Like many industries, insurance has seen a shortage of talent and also an ever-present “war for talent.” However, only one in three brokerages who participated in Smythe LLP’s 2023 Property & Casualty Insurance Brokerage Report said they plan to increase compensation as a way to attract and retain talent.

“Brokerages have increased wage expenses significantly over the last two years, and so are now turning to alternative methods to appeal to top talent in the industry,” said the report, released Tuesday. “One strategy that was popular with the respondents to our survey is flexible work arrangements — 80% of them indicated that they plan to allow employees to work flexibly, i.e., not requiring in-person office attendance, flexible working hours.”

Smythe’s survey included 111 broker participants. The survey found nearly six in ten respondents (59%) had hybrid work arrangements at their brokerage, while 27% were “fully mandatory in the office” and 14% were fully flexible.

But it appears brokerage size plays a major role in workplace flexibility.

“Almost half of all smaller brokerages (i.e., those with fewer than 25 employees) said they are back to office full-time, a strong indication that the size of the firm does impact where it falls on the spectrum between fully remote and fully in-office,” Smythe’s report read. “This could be because of the cost-prohibitive nature of implementing the security, communications and technological infrastructure required to maintain workforce cohesion at that size.”

At the same time, even though most respondents embraced flexible work arrangements, they weren’t sure it was positive. Only 18% said working from home would have a positive impact, with 46% saying it would have a negative impact and 36% were neutral.

For talent retention and attraction strategies, 79% of brokerages said they plan to enhance their internal training, mentoring and coaching programs to help employees improve their skills and knowledge. “An additional benefit of this is that training programs have been found to help create a strong internal talent pipeline, reducing voluntary turnover and enabling more promotions from within the company.”

Another popular strategy was introducing or enhancing employee engagement programs such as social activities, team-building events and retreats, which improve morale and job satisfaction (with about 50% of brokerages saying they were planning to implement this strategy).

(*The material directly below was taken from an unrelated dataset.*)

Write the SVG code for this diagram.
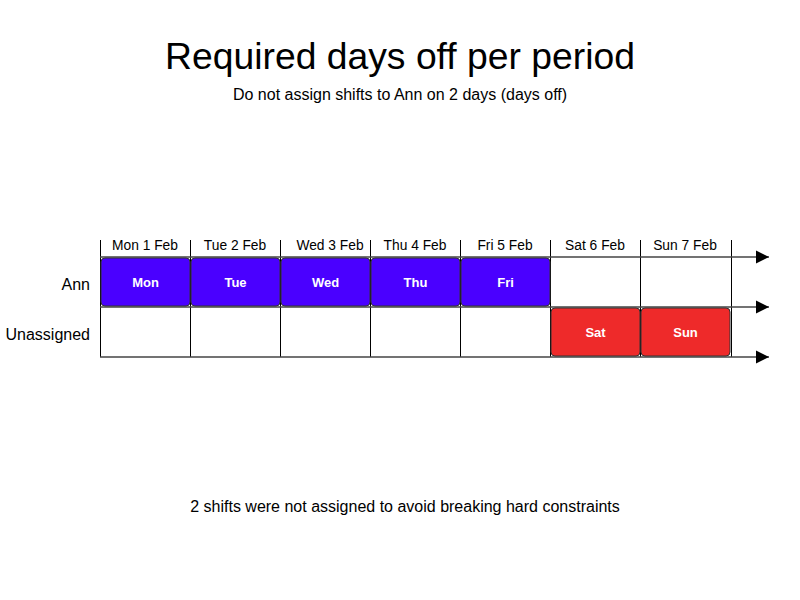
<svg xmlns="http://www.w3.org/2000/svg" width="800" height="600" viewBox="0 0 800 600">
<style>
text{font-family:"Liberation Sans",Arial,sans-serif;fill:#000}
.title{font-size:37.3px;text-anchor:middle}
.sub{font-size:16px;text-anchor:middle}
.date{font-size:13.8px;text-anchor:middle}
.row{font-size:16px;text-anchor:end}
.lbl{font-size:13px;font-weight:bold;text-anchor:middle;fill:#fff}
.vl{stroke:#000;stroke-width:1}
.hl{stroke:#444;stroke-width:1.5}
.ann{fill:#4a00ff;stroke:#333;stroke-width:1}
.un{fill:#ee2a2a;stroke:#333;stroke-width:1}
</style>
<defs>
<marker id="arr" viewBox="0 0 10 10" refX="10" refY="5" markerWidth="13" markerHeight="14" markerUnits="userSpaceOnUse" orient="auto">
<path d="M0,0 L10,5 L0,10 z" fill="#000"/>
</marker>
</defs>
<rect width="800" height="600" fill="#fff"/>
<text class="title" x="400" y="69">Required days off per period</text>
<text class="sub" x="400" y="100">Do not assign shifts to Ann on 2 days (days off)</text>
<g id="dates">
<text class="date" x="145" y="250">Mon 1 Feb</text>
<text class="date" x="235" y="250">Tue 2 Feb</text>
<text class="date" x="330" y="250">Wed 3 Feb</text>
<text class="date" x="415" y="250">Thu 4 Feb</text>
<text class="date" x="505" y="250">Fri 5 Feb</text>
<text class="date" x="595" y="250">Sat 6 Feb</text>
<text class="date" x="685" y="250">Sun 7 Feb</text>
</g>
<g id="rows">
<text class="row" x="90" y="290">Ann</text>
<text class="row" x="90" y="340">Unassigned</text>
</g>
<g id="grid">
<line class="vl" x1="100.5" y1="240" x2="100.5" y2="357"/>
<line class="vl" x1="190.5" y1="240" x2="190.5" y2="357"/>
<line class="vl" x1="280.5" y1="240" x2="280.5" y2="357"/>
<line class="vl" x1="370.5" y1="240" x2="370.5" y2="357"/>
<line class="vl" x1="460.5" y1="240" x2="460.5" y2="357"/>
<line class="vl" x1="550.5" y1="240" x2="550.5" y2="357"/>
<line class="vl" x1="640.5" y1="240" x2="640.5" y2="357"/>
<line class="vl" x1="731.5" y1="240" x2="731.5" y2="357"/>
</g>
<g id="connectors">
<line class="hl" x1="100" y1="257" x2="769" y2="257" marker-end="url(#arr)"/>
<line class="hl" x1="100" y1="307" x2="769" y2="307" marker-end="url(#arr)"/>
<line class="hl" x1="100" y1="357" x2="769" y2="357" marker-end="url(#arr)"/>
</g>
<g id="shift-mon"><rect class="ann" x="101" y="258" width="89" height="48" rx="4"/><text class="lbl" x="145.5" y="287">Mon</text></g>
<g id="shift-tue"><rect class="ann" x="191" y="258" width="89" height="48" rx="4"/><text class="lbl" x="235.5" y="287">Tue</text></g>
<g id="shift-wed"><rect class="ann" x="281" y="258" width="89" height="48" rx="4"/><text class="lbl" x="325.5" y="287">Wed</text></g>
<g id="shift-thu"><rect class="ann" x="371" y="258" width="89" height="48" rx="4"/><text class="lbl" x="415.5" y="287">Thu</text></g>
<g id="shift-fri"><rect class="ann" x="461" y="258" width="89" height="48" rx="4"/><text class="lbl" x="505.5" y="287">Fri</text></g>
<g id="shift-sat"><rect class="un" x="551" y="308" width="89" height="48" rx="4"/><text class="lbl" x="595.5" y="337">Sat</text></g>
<g id="shift-sun"><rect class="un" x="641" y="308" width="89" height="48" rx="4"/><text class="lbl" x="685.5" y="337">Sun</text></g>
<text class="sub" x="405" y="512">2 shifts were not assigned to avoid breaking hard constraints</text>
</svg>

Canadian Underwriter’s 2023 National Broker Survey found similar results, with 55% of 150 polled brokers saying employee recognition programs have been beneficial to improve brokers’ performance over the past two years. Performance-based compensation was important for 69% of respondents.

In Smythe’s report, nearly one in three brokerages (29%) also said they were considering offering equity ownership to their employees.

CU’s 2023 National Broker Survey found similar results in recent years, with only 14% saying employee share-ownership plans improved brokers’ performance, down from 22% in 2022 and 21% in 2021.

Outsourcing certain functions has limited appeal — only 20% of brokerages are already using or considering outsourcing as a viable option over the next two years, with 54% disagreeing this is the case.